Neuropsychologie 15. Flashcards
Neuropsychologie 15.
Wat is epilepsie?
Een chronische hersenaandoening.
Wat gebeurt er tijdens epilepsie in de hersenen?
Overmatige elektriciteitsaanvallen.
Aan welke 3 criteria moet een epileptische aanval voldoen volgens de klinische praktijk?
Minstens 2 aanvallen met een interval van 24 uur, 1 aanval met de waarschijnlijkheid dat iemand er nog een krijgt of de diagnose van het epilepsiesyndroom.
Wat is het international league against epilepsy?
Een raamwerk voor de classificatie van epilepsie.
In welke 3 stappen wordt de diagnose epilepsie gediagnosticeerd?
Eerst het aanvalstype, daarna het type epilepsie en vervolgens of wordt gekeken of dit overeenkomt met een specifiek epilepsiesyndroom.
Waar moet rekening mee worden gehouden in het epilepsie raamwerk?
Comorbiditeit.
Wat is een focale aanval?
Aanvallen die ontstaan als gevolg van epileptische ontladingen in specifieke delen van de hersenen.

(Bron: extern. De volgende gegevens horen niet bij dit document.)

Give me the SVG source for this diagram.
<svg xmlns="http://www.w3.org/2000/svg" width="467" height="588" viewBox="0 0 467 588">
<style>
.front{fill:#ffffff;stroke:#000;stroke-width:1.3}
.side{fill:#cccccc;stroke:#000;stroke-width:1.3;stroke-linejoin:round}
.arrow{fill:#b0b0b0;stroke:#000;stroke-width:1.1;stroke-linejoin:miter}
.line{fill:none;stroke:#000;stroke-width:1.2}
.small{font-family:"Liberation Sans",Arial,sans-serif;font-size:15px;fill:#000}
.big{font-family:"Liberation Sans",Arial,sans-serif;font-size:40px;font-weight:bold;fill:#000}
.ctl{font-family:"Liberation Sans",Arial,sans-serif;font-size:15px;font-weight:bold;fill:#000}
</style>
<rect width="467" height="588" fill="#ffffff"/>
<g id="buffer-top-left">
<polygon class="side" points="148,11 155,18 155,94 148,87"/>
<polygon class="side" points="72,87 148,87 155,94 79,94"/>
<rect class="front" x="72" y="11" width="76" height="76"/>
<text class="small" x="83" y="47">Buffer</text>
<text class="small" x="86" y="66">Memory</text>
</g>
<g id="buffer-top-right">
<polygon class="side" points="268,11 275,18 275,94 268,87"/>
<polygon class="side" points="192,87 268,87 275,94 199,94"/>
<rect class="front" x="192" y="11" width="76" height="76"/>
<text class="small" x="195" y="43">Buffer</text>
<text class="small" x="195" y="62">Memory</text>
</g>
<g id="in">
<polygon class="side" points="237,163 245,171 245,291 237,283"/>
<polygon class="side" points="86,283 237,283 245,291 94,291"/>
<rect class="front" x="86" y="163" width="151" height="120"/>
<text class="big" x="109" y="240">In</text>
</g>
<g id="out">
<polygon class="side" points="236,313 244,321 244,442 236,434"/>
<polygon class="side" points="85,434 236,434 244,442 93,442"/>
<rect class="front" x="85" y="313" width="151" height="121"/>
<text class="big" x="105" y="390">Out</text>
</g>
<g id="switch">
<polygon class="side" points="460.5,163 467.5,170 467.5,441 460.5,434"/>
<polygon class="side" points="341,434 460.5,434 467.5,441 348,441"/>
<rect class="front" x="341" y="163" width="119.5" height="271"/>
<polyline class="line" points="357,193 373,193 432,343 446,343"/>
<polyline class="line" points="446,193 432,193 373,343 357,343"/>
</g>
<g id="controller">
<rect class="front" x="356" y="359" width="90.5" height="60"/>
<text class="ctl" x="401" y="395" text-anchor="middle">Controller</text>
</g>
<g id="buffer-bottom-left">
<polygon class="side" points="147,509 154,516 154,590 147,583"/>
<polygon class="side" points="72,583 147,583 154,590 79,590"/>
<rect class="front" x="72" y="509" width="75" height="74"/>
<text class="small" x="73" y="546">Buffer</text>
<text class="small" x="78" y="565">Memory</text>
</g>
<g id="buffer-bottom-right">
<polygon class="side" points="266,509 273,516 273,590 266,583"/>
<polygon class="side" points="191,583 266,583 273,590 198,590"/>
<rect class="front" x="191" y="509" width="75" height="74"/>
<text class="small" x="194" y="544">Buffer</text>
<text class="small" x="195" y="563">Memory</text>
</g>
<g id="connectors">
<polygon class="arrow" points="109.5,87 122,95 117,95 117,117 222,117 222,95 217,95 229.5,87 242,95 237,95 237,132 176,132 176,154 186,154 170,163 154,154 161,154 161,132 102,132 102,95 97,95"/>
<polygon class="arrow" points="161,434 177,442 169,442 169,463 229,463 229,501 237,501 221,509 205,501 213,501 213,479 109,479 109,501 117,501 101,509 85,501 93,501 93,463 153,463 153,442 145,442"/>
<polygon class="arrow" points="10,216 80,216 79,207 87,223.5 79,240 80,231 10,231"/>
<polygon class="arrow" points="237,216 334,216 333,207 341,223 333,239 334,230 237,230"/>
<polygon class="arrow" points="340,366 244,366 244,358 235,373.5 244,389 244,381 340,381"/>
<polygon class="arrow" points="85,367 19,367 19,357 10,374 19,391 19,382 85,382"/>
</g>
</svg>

Tussen welke 2 soorten wordt er onderscheid gemaakt tijdens focale aanvallen?
Intacte of verminderde gewaarwording.
Hoelang duurt een focale aanval gemiddeld?
Enkele seconden tot enkele minuten.
Wat is een tonisch clonische aanval?
Een gegeneraliseerde aanval met schokken en spiertrekkingen.

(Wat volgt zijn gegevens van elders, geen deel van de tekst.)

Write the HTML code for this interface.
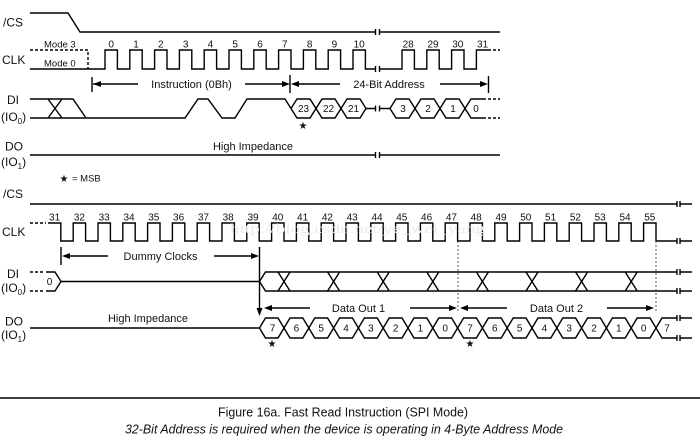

Wat is een aanval met een gegeneraliseerd begin?
Een aanval die begint aan beide kanten van de hersenen, er is hierbij altijd sprake van bewustszijnsverlies.
Wat is tonisch?
Verstijving van het lichaam.
Wat is clonisch?
Schokken in het lichaam, aan een of beide kanten.
Wat is atone aanval?
Wegval van spierspanning.
Wat is status epilepticus?
Als een aanval van epilepsie te lang duurt.